== Recorded information ==
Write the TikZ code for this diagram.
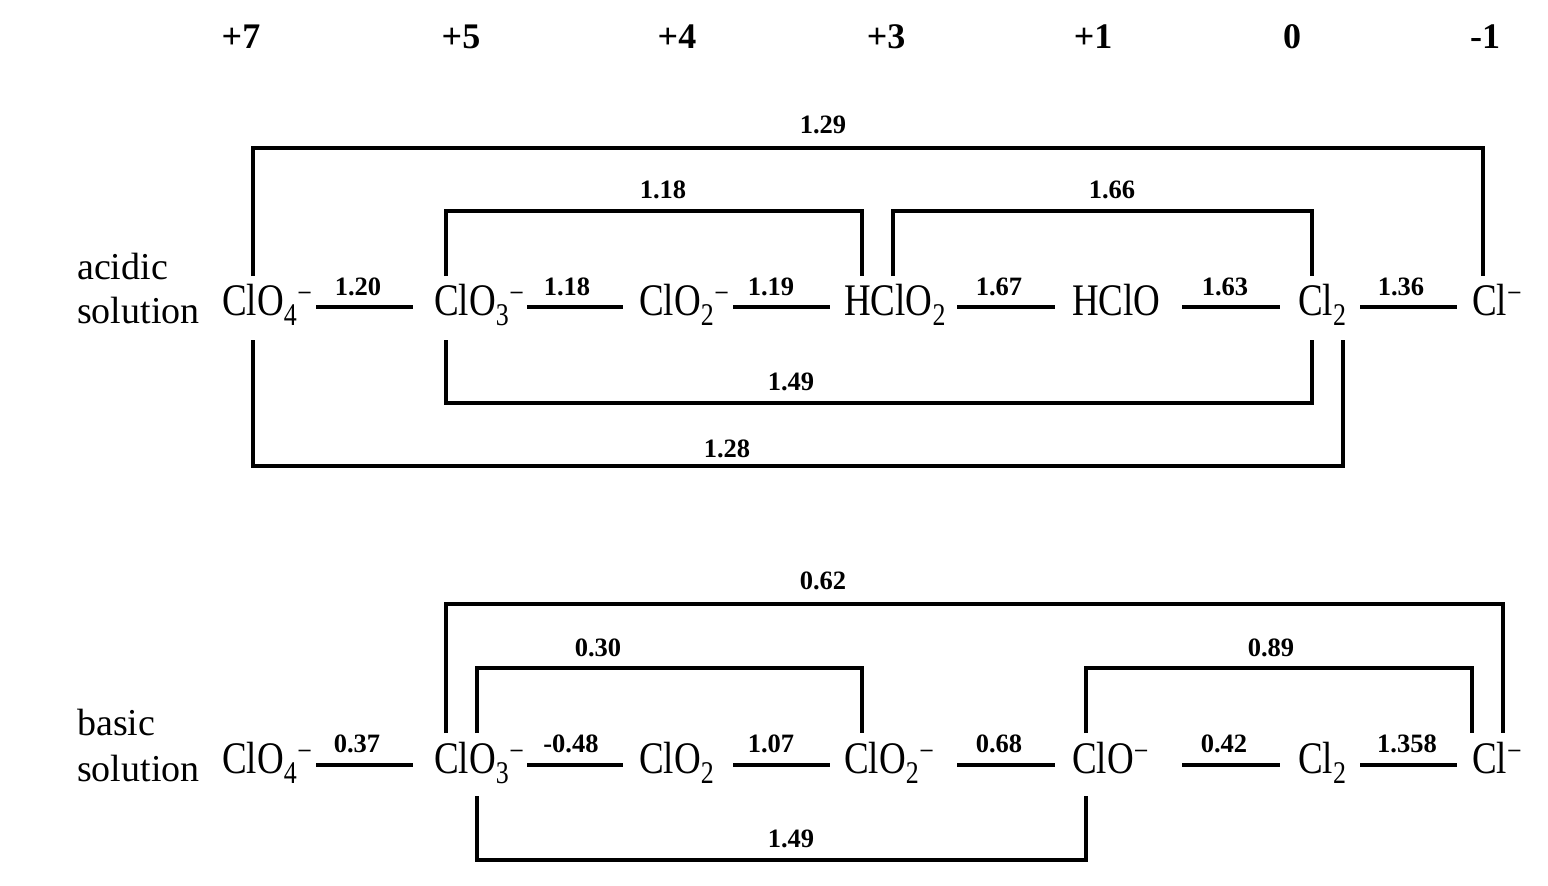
\documentclass[tikz,border=0pt]{standalone}
\usepackage{fontspec}
\usepackage{graphicx}
\setmainfont{Liberation Serif}
\newcommand{\spfont}{\fontsize{37}{40}\selectfont}
\newcommand{\lbfont}{\fontsize{26.5}{28}\selectfont\bfseries}
\newcommand{\hdfont}{\fontsize{36}{38}\selectfont\bfseries}
\newcommand{\sidefont}{\fontsize{38}{40}\selectfont}
\newcommand{\mn}{\textsuperscript{−}}
\newcommand{\tall}[1]{\scalebox{1}[1.22]{#1}}
\tikzset{
  sp/.style={anchor=base west, inner sep=0pt, font=\spfont},
  side/.style={anchor=base west, inner sep=0pt, font=\sidefont},
  lab/.style={anchor=base, inner sep=0pt, font=\lbfont},
  hdr/.style={anchor=base, inner sep=0pt, font=\hdfont},
  link/.style={line width=3.1pt},
  brk/.style={line width=3.2pt, line join=miter}
}
\begin{document}
\begin{tikzpicture}[x=1pt,y=-1pt]
\useasboundingbox (0,0) rectangle (1548,886);
% header
\node[hdr] (h7) at (241,48) {+7};
\node[hdr] (h5) at (461,48) {+5};
\node[hdr] (h4) at (677,48) {+4};
\node[hdr] (h3) at (886,48) {+3};
\node[hdr] (h1) at (1093,48) {+1};
\node[hdr] (h0) at (1292,48) {0};
\node[hdr] (hm) at (1485,48) {-1};
% side labels
\node[side] (acid) at (77,279) {acidic};
\node[side] (solA) at (77,323) {solution};
\node[side] (basic) at (77,735) {basic};
\node[side] (solB) at (77,781) {solution};
% acidic species
\node[sp] (a1) at (222,315) {\tall{ClO\textsubscript{4}\mn}};
\node[sp] (a2) at (434,315) {\tall{ClO\textsubscript{3}\mn}};
\node[sp] (a3) at (639,315) {\tall{ClO\textsubscript{2}\mn}};
\node[sp] (a4) at (844,315) {\tall{HClO\textsubscript{2}}};
\node[sp] (a5) at (1072,315) {\tall{HClO}};
\node[sp] (a6) at (1298,315) {\tall{Cl\textsubscript{2}}};
\node[sp] (a7) at (1472,315) {\tall{Cl\mn}};
% basic species
\node[sp] (b1) at (222,773) {\tall{ClO\textsubscript{4}\mn}};
\node[sp] (b2) at (434,773) {\tall{ClO\textsubscript{3}\mn}};
\node[sp] (b3) at (639,773) {\tall{ClO\textsubscript{2}}};
\node[sp] (b4) at (844,773) {\tall{ClO\textsubscript{2}\mn}};
\node[sp] (b5) at (1072,773) {\tall{ClO\mn}};
\node[sp] (b6) at (1298,773) {\tall{Cl\textsubscript{2}}};
\node[sp] (b7) at (1472,773) {\tall{Cl\mn}};
% acidic step connectors
\coordinate (ca1) at (316,307); \coordinate (ca2) at (413,307);
\coordinate (ca3) at (527,307); \coordinate (ca4) at (623,307);
\coordinate (ca5) at (733,307); \coordinate (ca6) at (830,307);
\coordinate (ca7) at (957,307); \coordinate (ca8) at (1055,307);
\coordinate (ca9) at (1182,307); \coordinate (ca10) at (1280,307);
\coordinate (ca11) at (1360,307); \coordinate (ca12) at (1457,307);
\draw[link] (ca1) -- (ca2); \node[lab] (la1) at (358,295) {1.20};
\draw[link] (ca3) -- (ca4); \node[lab] (la2) at (567,295) {1.18};
\draw[link] (ca5) -- (ca6); \node[lab] (la3) at (771,295) {1.19};
\draw[link] (ca7) -- (ca8); \node[lab] (la4) at (999,295) {1.67};
\draw[link] (ca9) -- (ca10); \node[lab] (la5) at (1225,295) {1.63};
\draw[link] (ca11) -- (ca12); \node[lab] (la6) at (1401,295) {1.36};
% basic step connectors
\coordinate (cb1) at (316,765); \coordinate (cb2) at (413,765);
\coordinate (cb3) at (527,765); \coordinate (cb4) at (623,765);
\coordinate (cb5) at (733,765); \coordinate (cb6) at (830,765);
\coordinate (cb7) at (957,765); \coordinate (cb8) at (1055,765);
\coordinate (cb9) at (1182,765); \coordinate (cb10) at (1280,765);
\coordinate (cb11) at (1360,765); \coordinate (cb12) at (1457,765);
\draw[link] (cb1) -- (cb2); \node[lab] (lb1) at (357,752) {0.37};
\draw[link] (cb3) -- (cb4); \node[lab] (lb2) at (571,752) {-0.48};
\draw[link] (cb5) -- (cb6); \node[lab] (lb3) at (771,752) {1.07};
\draw[link] (cb7) -- (cb8); \node[lab] (lb4) at (999,752) {0.68};
\draw[link] (cb9) -- (cb10); \node[lab] (lb5) at (1224,752) {0.42};
\draw[link] (cb11) -- (cb12); \node[lab] (lb6) at (1407,752) {1.358};
% acidic brackets
\coordinate (A1s) at (253,276); \coordinate (A1e) at (1483,276);
\draw[brk] (A1s) -- (253,148) -| (A1e); \node[lab] (lA1) at (823,133) {1.29};
\coordinate (A2s) at (446,276); \coordinate (A2e) at (862,276);
\draw[brk] (A2s) -- (446,211) -| (A2e); \node[lab] (lA2) at (663,198) {1.18};
\coordinate (A3s) at (893,276); \coordinate (A3e) at (1312,276);
\draw[brk] (A3s) -- (893,211) -| (A3e); \node[lab] (lA3) at (1112,198) {1.66};
\coordinate (A4s) at (446,340); \coordinate (A4e) at (1312,340);
\draw[brk] (A4s) -- (446,403) -| (A4e); \node[lab] (lA4) at (791,390) {1.49};
\coordinate (A5s) at (253,340); \coordinate (A5e) at (1343,340);
\draw[brk] (A5s) -- (253,466) -| (A5e); \node[lab] (lA5) at (727,457) {1.28};
% basic brackets
\coordinate (B1s) at (446,733); \coordinate (B1e) at (1503,733);
\draw[brk] (B1s) -- (446,604) -| (B1e); \node[lab] (lB1) at (823,589) {0.62};
\coordinate (B2s) at (477,733); \coordinate (B2e) at (862,733);
\draw[brk] (B2s) -- (477,668) -| (B2e); \node[lab] (lB2) at (598,656) {0.30};
\coordinate (B3s) at (1086,733); \coordinate (B3e) at (1472,733);
\draw[brk] (B3s) -- (1086,668) -| (B3e); \node[lab] (lB3) at (1271,656) {0.89};
\coordinate (B4s) at (477,796); \coordinate (B4e) at (1086,796);
\draw[brk] (B4s) -- (477,860) -| (B4e); \node[lab] (lB4) at (791,847) {1.49};
\end{tikzpicture}
\end{document}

== Challenge ==
Retype each line of the listing above word for word. Exclude the pictures.

== In response ==
Write the TikZ code for this diagram.
\documentclass[tikz,border=0pt]{standalone}
\usepackage{fontspec}
\usepackage{graphicx}
\setmainfont{Liberation Serif}
\newcommand{\spfont}{\fontsize{37}{40}\selectfont}
\newcommand{\lbfont}{\fontsize{26.5}{28}\selectfont\bfseries}
\newcommand{\hdfont}{\fontsize{36}{38}\selectfont\bfseries}
\newcommand{\sidefont}{\fontsize{38}{40}\selectfont}
\newcommand{\mn}{\textsuperscript{−}}
\newcommand{\tall}[1]{\scalebox{1}[1.22]{#1}}
\tikzset{
  sp/.style={anchor=base west, inner sep=0pt, font=\spfont},
  side/.style={anchor=base west, inner sep=0pt, font=\sidefont},
  lab/.style={anchor=base, inner sep=0pt, font=\lbfont},
  hdr/.style={anchor=base, inner sep=0pt, font=\hdfont},
  link/.style={line width=3.1pt},
  brk/.style={line width=3.2pt, line join=miter}
}
\begin{document}
\begin{tikzpicture}[x=1pt,y=-1pt]
\useasboundingbox (0,0) rectangle (1548,886);
% header
\node[hdr] (h7) at (241,48) {+7};
\node[hdr] (h5) at (461,48) {+5};
\node[hdr] (h4) at (677,48) {+4};
\node[hdr] (h3) at (886,48) {+3};
\node[hdr] (h1) at (1093,48) {+1};
\node[hdr] (h0) at (1292,48) {0};
\node[hdr] (hm) at (1485,48) {-1};
% side labels
\node[side] (acid) at (77,279) {acidic};
\node[side] (solA) at (77,323) {solution};
\node[side] (basic) at (77,735) {basic};
\node[side] (solB) at (77,781) {solution};
% acidic species
\node[sp] (a1) at (222,315) {\tall{ClO\textsubscript{4}\mn}};
\node[sp] (a2) at (434,315) {\tall{ClO\textsubscript{3}\mn}};
\node[sp] (a3) at (639,315) {\tall{ClO\textsubscript{2}\mn}};
\node[sp] (a4) at (844,315) {\tall{HClO\textsubscript{2}}};
\node[sp] (a5) at (1072,315) {\tall{HClO}};
\node[sp] (a6) at (1298,315) {\tall{Cl\textsubscript{2}}};
\node[sp] (a7) at (1472,315) {\tall{Cl\mn}};
% basic species
\node[sp] (b1) at (222,773) {\tall{ClO\textsubscript{4}\mn}};
\node[sp] (b2) at (434,773) {\tall{ClO\textsubscript{3}\mn}};
\node[sp] (b3) at (639,773) {\tall{ClO\textsubscript{2}}};
\node[sp] (b4) at (844,773) {\tall{ClO\textsubscript{2}\mn}};
\node[sp] (b5) at (1072,773) {\tall{ClO\mn}};
\node[sp] (b6) at (1298,773) {\tall{Cl\textsubscript{2}}};
\node[sp] (b7) at (1472,773) {\tall{Cl\mn}};
% acidic step connectors
\coordinate (ca1) at (316,307); \coordinate (ca2) at (413,307);
\coordinate (ca3) at (527,307); \coordinate (ca4) at (623,307);
\coordinate (ca5) at (733,307); \coordinate (ca6) at (830,307);
\coordinate (ca7) at (957,307); \coordinate (ca8) at (1055,307);
\coordinate (ca9) at (1182,307); \coordinate (ca10) at (1280,307);
\coordinate (ca11) at (1360,307); \coordinate (ca12) at (1457,307);
\draw[link] (ca1) -- (ca2); \node[lab] (la1) at (358,295) {1.20};
\draw[link] (ca3) -- (ca4); \node[lab] (la2) at (567,295) {1.18};
\draw[link] (ca5) -- (ca6); \node[lab] (la3) at (771,295) {1.19};
\draw[link] (ca7) -- (ca8); \node[lab] (la4) at (999,295) {1.67};
\draw[link] (ca9) -- (ca10); \node[lab] (la5) at (1225,295) {1.63};
\draw[link] (ca11) -- (ca12); \node[lab] (la6) at (1401,295) {1.36};
% basic step connectors
\coordinate (cb1) at (316,765); \coordinate (cb2) at (413,765);
\coordinate (cb3) at (527,765); \coordinate (cb4) at (623,765);
\coordinate (cb5) at (733,765); \coordinate (cb6) at (830,765);
\coordinate (cb7) at (957,765); \coordinate (cb8) at (1055,765);
\coordinate (cb9) at (1182,765); \coordinate (cb10) at (1280,765);
\coordinate (cb11) at (1360,765); \coordinate (cb12) at (1457,765);
\draw[link] (cb1) -- (cb2); \node[lab] (lb1) at (357,752) {0.37};
\draw[link] (cb3) -- (cb4); \node[lab] (lb2) at (571,752) {-0.48};
\draw[link] (cb5) -- (cb6); \node[lab] (lb3) at (771,752) {1.07};
\draw[link] (cb7) -- (cb8); \node[lab] (lb4) at (999,752) {0.68};
\draw[link] (cb9) -- (cb10); \node[lab] (lb5) at (1224,752) {0.42};
\draw[link] (cb11) -- (cb12); \node[lab] (lb6) at (1407,752) {1.358};
% acidic brackets
\coordinate (A1s) at (253,276); \coordinate (A1e) at (1483,276);
\draw[brk] (A1s) -- (253,148) -| (A1e); \node[lab] (lA1) at (823,133) {1.29};
\coordinate (A2s) at (446,276); \coordinate (A2e) at (862,276);
\draw[brk] (A2s) -- (446,211) -| (A2e); \node[lab] (lA2) at (663,198) {1.18};
\coordinate (A3s) at (893,276); \coordinate (A3e) at (1312,276);
\draw[brk] (A3s) -- (893,211) -| (A3e); \node[lab] (lA3) at (1112,198) {1.66};
\coordinate (A4s) at (446,340); \coordinate (A4e) at (1312,340);
\draw[brk] (A4s) -- (446,403) -| (A4e); \node[lab] (lA4) at (791,390) {1.49};
\coordinate (A5s) at (253,340); \coordinate (A5e) at (1343,340);
\draw[brk] (A5s) -- (253,466) -| (A5e); \node[lab] (lA5) at (727,457) {1.28};
% basic brackets
\coordinate (B1s) at (446,733); \coordinate (B1e) at (1503,733);
\draw[brk] (B1s) -- (446,604) -| (B1e); \node[lab] (lB1) at (823,589) {0.62};
\coordinate (B2s) at (477,733); \coordinate (B2e) at (862,733);
\draw[brk] (B2s) -- (477,668) -| (B2e); \node[lab] (lB2) at (598,656) {0.30};
\coordinate (B3s) at (1086,733); \coordinate (B3e) at (1472,733);
\draw[brk] (B3s) -- (1086,668) -| (B3e); \node[lab] (lB3) at (1271,656) {0.89};
\coordinate (B4s) at (477,796); \coordinate (B4e) at (1086,796);
\draw[brk] (B4s) -- (477,860) -| (B4e); \node[lab] (lB4) at (791,847) {1.49};
\end{tikzpicture}
\end{document}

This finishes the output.